Friday, January 20, 2012

Threshing Floors

"On that day Gad went to David and said to him, “Go up and build an altar to the Lord on the threshing floor of Araunah the Jebusite.” So David went up, as the Lord had commanded through Gad. Araunah said, “Why has my lord the king come to his servant?”
“To buy your threshing floor,” David answered, “so I can build an altar to the Lord, that the plague on the people may be stopped.”
Araunah said to David, “Let my lord the king take whatever pleases him and offer it up. Here are oxen for the burnt offering, and here are threshing sledges and ox yokes for the wood. O king, Araunah gives all this to the king.” Araunah also said to him, “May the Lord your God accept you.”
But the king replied to Araunah, “No, I insist on paying you for it.
I will not sacrifice to the Lord my God burnt offerings that cost me nothing.”
So David bought the threshing floor and the oxen and paid fifty shekels of silver for them.

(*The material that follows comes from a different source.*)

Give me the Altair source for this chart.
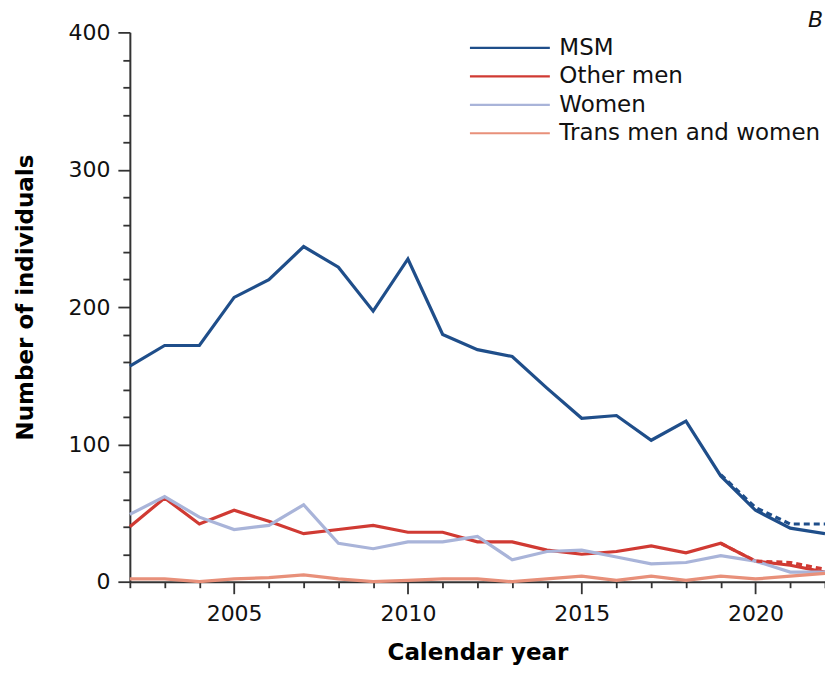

Excerpts from 2 Samuel 24:18-25

"Then Solomon began to build the temple of the Lord in Jerusalem on Mount Moriah, where the Lord had appeared to his father David. It was on the threshing floor of Araunah the Jebusite, the place provided by David."
2 Chronicles 3:1

Threshing is a process where whole wheat stalks, and anything that looks like wheat (tares, weeds) are thrown onto the threshing floor, and then beaten, tossed, shaken, and beaten repeatedly, separating the grains on wheat from the chaff. It is a violently actively process designed to separate and purify.
It was while I lived in Israel that I first discovered that the place that Solomon built the Bet HaKnesset haGadol, the Temple, was the very threshing floor David bought from Araunah! I still wonder and marvel at the fact the God chose the resting place for the Ark of the Covenant and the Holy of Holies to be the threshing floor, not an oasis like En Gedi, or Eden...a threshing floor. Somehow, threshing, brokenness, refining, purity, surrender are tied together with worship, entering into His presence, holiness, abiding and communing with our Master/Bridegroom, in ways I feel in my heart, but can't even put words to...
Threshing, a synonym of refining, is part of our lives. The refining we experience, while difficult, is never without purpose, it's part of the process our Father uses to "beat the chaff" out of us. When finally we surrender, what's left is pure, polished, bright, and shiny. The Bridegroom is ironing the wrinkles out the the Bride's wedding dress...
John the Baptizer proclaimed that the "chaff would be gathered up and thrown into the unquenchable fire" (Luke 3:17, Matt 3:12)...when we are going through trials, "on the threshing floor", let us embrace the process, knowing the end result, and not be caught with any chaff clinging to us!